By the airport clock, it would have been way past your bed-time.
What fresh, delightful faces. Your parents are beautiful.
Scarlett - I feel like a voyeur too, so don't worry. I'm thinking - who are those people?
`R
oh, and that's how mr. forte and i still dance. really. ;
femme, now I will picture you swirling across the floor! And I think Mom probably drew in those eyebrows.
Robin, it's a whole different view of a house party. Actually, we ought to bring those back, far cheaper than going out.
designanator, I would love to know what they're saying, but I especially wish that I had the audio of Mom singing!
Diana, in fact, they were all skinny! I guess times have really changed. They were lovely, though.

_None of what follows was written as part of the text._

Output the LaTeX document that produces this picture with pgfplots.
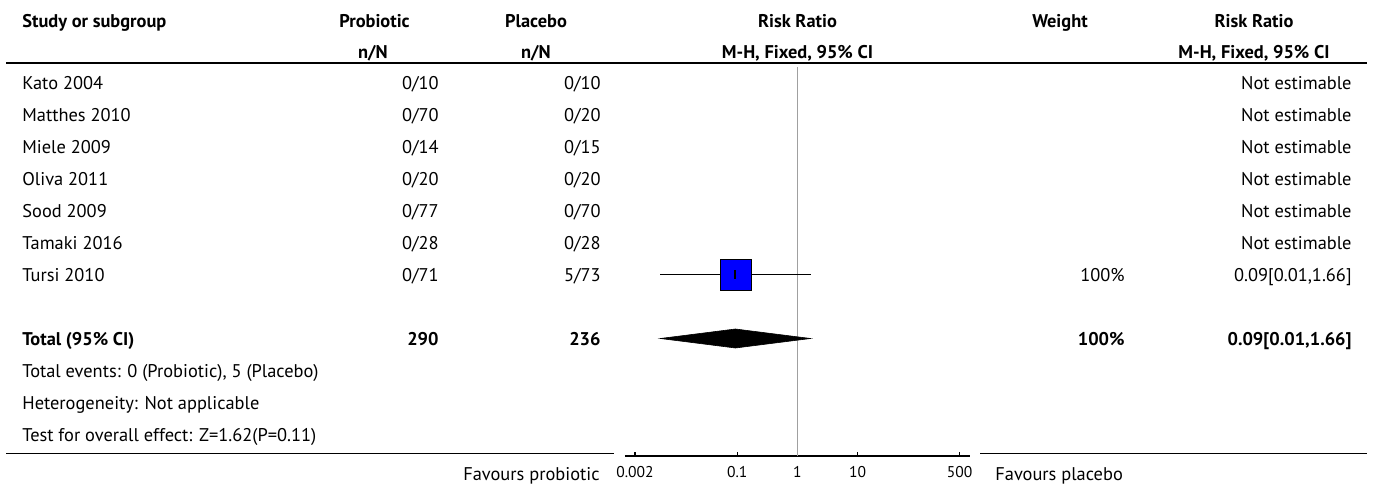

Bleue, the coolest thing is to get them digitized so you can play them over and over again and freeze it.
Tom - our 60s videos are still in processing, so I'll be interested to see those too. But it's strange how the 50s are so cool now, really it's a media thing. Since I was so young, I don't have these memories. Some rather bad photos, but no idea of how they walked and moved and smiled.
It is fascinating to look at home movies of times and places we don't remember or never knew. I have on videotape the film my grandfather shot in Northern Ontario in the 1920s and 30s when he was managing a gold mine.
My late uncle, who inherited his genius for things mechanical, managed to take the 16mm film and transfer it to video. I take it out from time to time to watch my father, his brother, his sisters, his parents and their neighbours. It's utterly captivating.
If I could figure out a way to put it into the computer, I would, but alas ... the genius passed this generation by.